Count every line that has "chart" in it and give the total, nothing more.

>> START DATA

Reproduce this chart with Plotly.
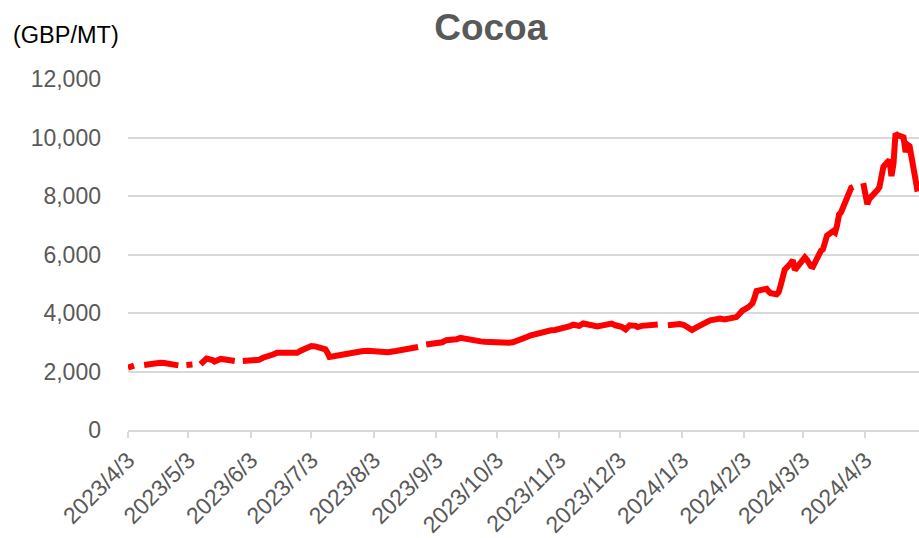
import plotly.graph_objects as go

# Cocoa price (GBP/MT), business days; None = holiday gap
dates = [
    "2023-04-03", "2023-04-04", "2023-04-05", "2023-04-06", "2023-04-07",
    "2023-04-11", "2023-04-13", "2023-04-17", "2023-04-19", "2023-04-21", "2023-04-25", "2023-04-27", "2023-04-28", "2023-05-01",
    "2023-05-02", "2023-05-03", "2023-05-04", "2023-05-05", "2023-05-08",
    "2023-05-09", "2023-05-10", "2023-05-12", "2023-05-15", "2023-05-16", "2023-05-18", "2023-05-19", "2023-05-22", "2023-05-23", "2023-05-25", "2023-05-26", "2023-05-29",
    "2023-05-30", "2023-06-01", "2023-06-05", "2023-06-07", "2023-06-09", "2023-06-12", "2023-06-14", "2023-06-16", "2023-06-20", "2023-06-22", "2023-06-26", "2023-06-28", "2023-06-30",
    "2023-07-03", "2023-07-05", "2023-07-07", "2023-07-10", "2023-07-11", "2023-07-12", "2023-07-14", "2023-07-17", "2023-07-19", "2023-07-21", "2023-07-24", "2023-07-26", "2023-07-28", "2023-07-31",
    "2023-08-02", "2023-08-04", "2023-08-08", "2023-08-10", "2023-08-14", "2023-08-16", "2023-08-18", "2023-08-21", "2023-08-23", "2023-08-24", "2023-08-25", "2023-08-28",
    "2023-08-29", "2023-08-31", "2023-09-04", "2023-09-06", "2023-09-08", "2023-09-11", "2023-09-13", "2023-09-15", "2023-09-18", "2023-09-20", "2023-09-22", "2023-09-25", "2023-09-27", "2023-09-29",
    "2023-10-02", "2023-10-04", "2023-10-06", "2023-10-09", "2023-10-11", "2023-10-13", "2023-10-16", "2023-10-18", "2023-10-20", "2023-10-23", "2023-10-25", "2023-10-27", "2023-10-30",
    "2023-11-01", "2023-11-03", "2023-11-06", "2023-11-08", "2023-11-10", "2023-11-13", "2023-11-15", "2023-11-17", "2023-11-20", "2023-11-22", "2023-11-24", "2023-11-27", "2023-11-29",
    "2023-12-01", "2023-12-04", "2023-12-06", "2023-12-07", "2023-12-08", "2023-12-11", "2023-12-12", "2023-12-14", "2023-12-18", "2023-12-20", "2023-12-22", "2023-12-25",
    "2023-12-27", "2023-12-29", "2024-01-02", "2024-01-04", "2024-01-05", "2024-01-08", "2024-01-10", "2024-01-12", "2024-01-15", "2024-01-17", "2024-01-19", "2024-01-22", "2024-01-24", "2024-01-26",
    "2024-01-29", "2024-01-30", "2024-01-31", "2024-02-01", "2024-02-02", "2024-02-05", "2024-02-06", "2024-02-07", "2024-02-08", "2024-02-09", "2024-02-12", "2024-02-13", "2024-02-14", "2024-02-15", "2024-02-16",
    "2024-02-19", "2024-02-20", "2024-02-21", "2024-02-22", "2024-02-23", "2024-02-26", "2024-02-27", "2024-02-28", "2024-02-29",
    "2024-03-01", "2024-03-04", "2024-03-05", "2024-03-06", "2024-03-07", "2024-03-08", "2024-03-11", "2024-03-12", "2024-03-13", "2024-03-14", "2024-03-15",
    "2024-03-18", "2024-03-19", "2024-03-20", "2024-03-21", "2024-03-22", "2024-03-25", "2024-03-26", "2024-03-27", "2024-03-28", "2024-03-29",
    "2024-04-02", "2024-04-03", "2024-04-04", "2024-04-05", "2024-04-08", "2024-04-09", "2024-04-10", "2024-04-11", "2024-04-12",
    "2024-04-15", "2024-04-16", "2024-04-17", "2024-04-18", "2024-04-19", "2024-04-22", "2024-04-23", "2024-04-24", "2024-04-25", "2024-04-26", "2024-04-29",
]
prices = [
    2130, 2150, 2190, 2200, None,
    2220, 2250, 2280, 2300, 2290, 2270, 2230, 2210, None,
    2220, 2210, 2230, 2240, None,
    2250, 2330, 2440, 2390, 2340, 2400, 2430, 2400, 2380, 2370, 2360, None,
    2360, 2370, 2380, 2400, 2470, 2520, 2580, 2640, 2620, 2630, 2640, 2720, 2800,
    2870, 2860, 2820, 2760, 2640, 2500, 2520, 2560, 2580, 2640, 2650, 2680, 2690, 2710,
    2700, 2680, 2640, 2660, 2700, 2720, 2740, 2770, 2780, 2810, 2840, None,
    2920, 2930, 2960, 3000, 3070, 3060, 3100, 3150, 3100, 3070, 3050, 3030, 3020, 3010,
    3040, 3010, 2990, 2980, 3000, 3040, 3120, 3180, 3240, 3300, 3350, 3380, 3410,
    3420, 3440, 3470, 3540, 3600, 3560, 3640, 3600, 3560, 3540, 3570, 3600, 3640,
    3580, 3530, 3440, 3500, 3580, 3560, 3520, 3560, 3580, 3600, 3610, None,
    3580, 3600, 3620, 3590, 3540, 3420, 3500, 3590, 3680, 3750, 3790, 3810, 3780, 3800,
    3810, 3860, 3930, 4030, 4080, 4200, 4260, 4330, 4520, 4750, 4800, 4810, 4830, 4740, 4680,
    4640, 4710, 4950, 5220, 5480, 5700, 5810, 5470, 5560,
    5650, 5900, 5820, 5700, 5600, 5580, 6070, 6130, 6180, 6550, 6650,
    6800, 6750, 7000, 7370, 7450, 7930, 8210, 8280, 8310, None,
    8440, 8100, 7720, 7900, 8080, 8200, 8300, 8560, 9000,
    9230, 8680, 9100, 10130, 10080, 10000, 9500, 9750, 9700, 9250, 8150,
]

tick_dates = ["2023-04-03", "2023-05-03", "2023-06-03", "2023-07-03", "2023-08-03", "2023-09-03",
              "2023-10-03", "2023-11-03", "2023-12-03", "2024-01-03", "2024-02-03", "2024-03-03", "2024-04-03"]
tick_labels = ["2023/4/3", "2023/5/3", "2023/6/3", "2023/7/3", "2023/8/3", "2023/9/3",
               "2023/10/3", "2023/11/3", "2023/12/3", "2024/1/3", "2024/2/3", "2024/3/3", "2024/4/3"]

FONT = "Liberation Sans, Arial, sans-serif"
GRID = "#d9d9d9"
TXT = "#595959"

fig = go.Figure()
fig.add_trace(go.Scatter(
    x=dates, y=prices, mode="lines", connectgaps=False,
    line=dict(color="#ff0000", width=6), hoverinfo="skip", showlegend=False,
))

fig.update_layout(
    width=919, height=538,
    margin=dict(l=128, r=0, t=79, b=105),
    paper_bgcolor="white", plot_bgcolor="white",
    font=dict(family=FONT, color=TXT, size=23),
    title=dict(text="<b>Cocoa</b>", font=dict(family=FONT, size=37, color=TXT),
               x=0.534, xref="container", xanchor="center",
               y=0.95, yref="container", yanchor="middle"),
    annotations=[dict(text="(GBP/MT)", xref="paper", yref="paper",
                      x=-0.1479, y=1.124, xanchor="left", yanchor="middle",
                      showarrow=False, font=dict(family=FONT, size=23.5, color="#000000"))],
)
fig.update_xaxes(
    type="date", range=["2023-04-03", "2024-04-29 16:00"],
    tickmode="array", tickvals=tick_dates, ticktext=tick_labels, tickangle=-45,
    ticks="outside", ticklen=6, tickcolor=GRID, tickwidth=1.5,
    showline=True, linecolor=GRID, linewidth=1.5, showgrid=False, zeroline=False,
    tickfont=dict(family=FONT, size=23, color=TXT),
)
fig.update_yaxes(
    range=[0, 12000], dtick=2000, tickformat=",", showgrid=True, gridcolor=GRID, gridwidth=1.5,
    zeroline=False, showline=False, ticks="", ticklabelstandoff=26,
    tickfont=dict(family=FONT, size=23, color=TXT),
)

fig.write_html("out.html", config={"displayModeBar": False},
               post_script="document.body.style.margin='0';")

>> END DATA

- _SOLUTION BELOW_:
1